4. Adjust selling prices to compensate for previous across the board increases
As an expedient, price increases are often fixed on an across the board percentage basis per product group. This may have resulted in distortions which need to be corrected. Some prices may be a few points too high or too low, thus affecting your margin or competitiveness.
5. Take advantage of market sectors in which you have a monopoly
Unlike the normal laws of economics, price changes do not affect demand to the same extent where you have a monopoly. Prices for some of your products for which there is little or no competition, for example spares and service, can enjoy a higher mark-up.
6. Identify the price leader in your industry
Some industries are dominated by a few sellers who set the trend for selling prices. Certain companies emerge as price leaders and others in the industry set their prices accordingly. Therefore it is important to assess correctly your relationship with your industry price leader. You may well be the price leader yourself, or it may be a competitor, either larger or smaller than you. Determine how your industry reacts to a change in prices by one of its members and identify the reaction of others in the industry — do they change their prices? Also identify the reaction of the customers — do they re-source their requirements? Some firms will always be a small percentage cheaper than the leaders no matter what their price level, and others will always be slightly higher. Their pricing strategy may be determined on the basis that they can survive adequately by taking that share of the market available to them at a slightly lower or a slightly higher price.
7. Recognise the effects of windfall profits on your selling price policy
Profits (or lack of them) are usually reflected in the selling price policy. Low profits or losses can encourage price increases and high profits can encourage stability. Windfall profits or short-run profits should be adjusted for when determining your pricing policy. A large single order may have earned an adequate sales margin or provided full activity in the factory for a period. Such benefit may not be enjoyed in the future, however, so selling price policy should take windfall profits into account and therefore base the strategy on the underlying and continuing activities of the business.
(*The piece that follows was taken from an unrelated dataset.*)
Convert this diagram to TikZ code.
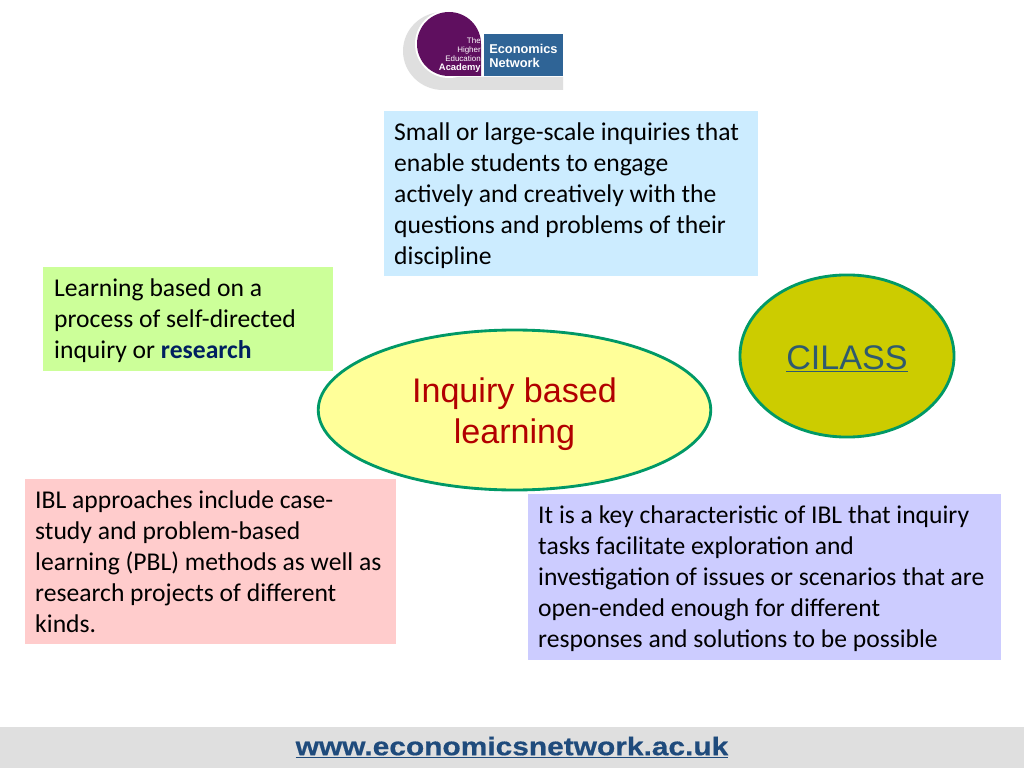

8. Calculate the effect on profits of reduction in price
Salesmen like to reduce prices in order to encourage sales, but the effect of doing so has always to be considered most carefully. Always calculate by how much sales must increase to achieve the same result as before. The effect of a price reduction is always to reduce the profit volume ratio and to raise the break-even point and shorten the margin of safety. When reducingm prices to earn more business, ensure that there is a commitment to increase sales which results in an increased margin for the company.